European and American interest in the Galapagos was stimulated by the publication of William Beebe's book Galapagos: World's End in 1924. This book inspired the beginnings of the eco-tourism that today dominates the Galapagos economy. Tourism began, however, as only a trickle (one of those early tourists was U.S. President Franklin D. Roosevelt, who visited the islands in 1938). There was also a trickle of Europeans immigration to the Galapagos around this time. The largest group was 60 Norwegians, persuaded to settle on Floreana in 1927 by several young journalists and a whaler who had written about the Galapagos. Floreana turned out to be anything but the paradise the promoters promised, as the colonists came to realize after the promoters left. Most managed to survive for a difficult year or two there. Some of the survivors eventually returned to Norway, others moved to the settlement on San Cristobal, and others settled on Academy Bay on Santa Cruz, joining another group of Norwegians that had set up a cannery there the year before. Within a few years, most of the colonists left as well, but a few remained. A few years later, other Norwegians came to Santa Cruz, as well as a sprinkling of others from Europe, America, and Ecuador, all seeking a simpler life. Among them were the four Angermeyer brothers from Germany, who settled on Santa Cruz in 1935. Their descendants still live there and operate touring yachts and a hotel in Puerto Ayora.

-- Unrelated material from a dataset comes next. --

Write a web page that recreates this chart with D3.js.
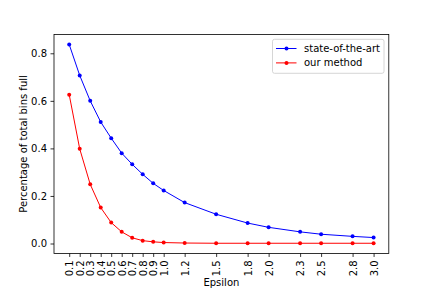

The only paved road on the island is between the Itabaca channel and Puerto Ayora. Busses will transport airport passengers from the ferry to Puerto Ayora and back. There are also white pick-up trucks functioning as collectivo, just wait at one of the parades but they usually won't go further than Santa Rosa. They also double as taxi
Another school of scalloped hammerheads at Wolf Island, Galapagos
Charles Darwin Station - 1.5 km west of the centre of Puerto Ayora. It has a turtle breeding area and interesting information about the conservation of the unique biosphere of the Galapagos. It is free and open to the public.
Tortuga Bay - a 2.5 kilometer long trail from Puerto Ayora leads to this beautiful beach with a strong undertow. If you walk about 1 km further down the beach you reach a calm bay known as Playa Mansa. The visibility in the water isn't perfect, but close to the mangroves white tip sharks can be seen. Marine turtles, pelicans, and Blue Heron sightings are also common. There is no charge, but visitors must register at a gate at the beginning of the trail. Open from 0600-1830 daily.
Punta Estrada beach - small beach good for snorkeling especially with high tide. Take a watertaxi ($0.60) from Puerto Ayora to the Hotel Finch dock.
Las Grietas - further up the trail from Punta Estrada beach following the green and white posts. A spectacular canyon filled with crystal clear water. Good for snorkeling.
Lava Tunnels - the longest (up to 3 kilometers) are located at private property off farms near Bellavista or Santa Rosa, count on $5.00 entree fee. There is a small one 2.5 kilometers out of Puerto Ayora on the road to Baltra which can be visited for free.
Los Gemelos - two sunken volcanic craters sit on a high point of the island in a cloud forest. They are located 7 kilometers from Santa Rosa on the road to Baltra. The craters are close to the road. Vermillion flycatchers can be seen here, as well as the woodpecker finch and short eared owls.
El Chato Tortise Reserve - reserve area 3 km from Santa Rosa where gigantic tortoises can be seen in the wild.
Garrapatero Beach - A 35 minute drive from Puerto Ayora, then a 20 minute trail leads to this beach consisting of black lava, white sand and a turquoise sea. No guide is necessary, and swimming and snorkeling are permitted. Wildlife includes: blue-footed boobies, pelicans, crabs, and marine iguanas. Behind the beach are mangroves and a small lagoon where Bahama ducks and pink flamingos can be seen. Camping is possible with a pre-arranged permit from the National Park office in Puerto Ayora, but be prepared for many mosquitos after dark.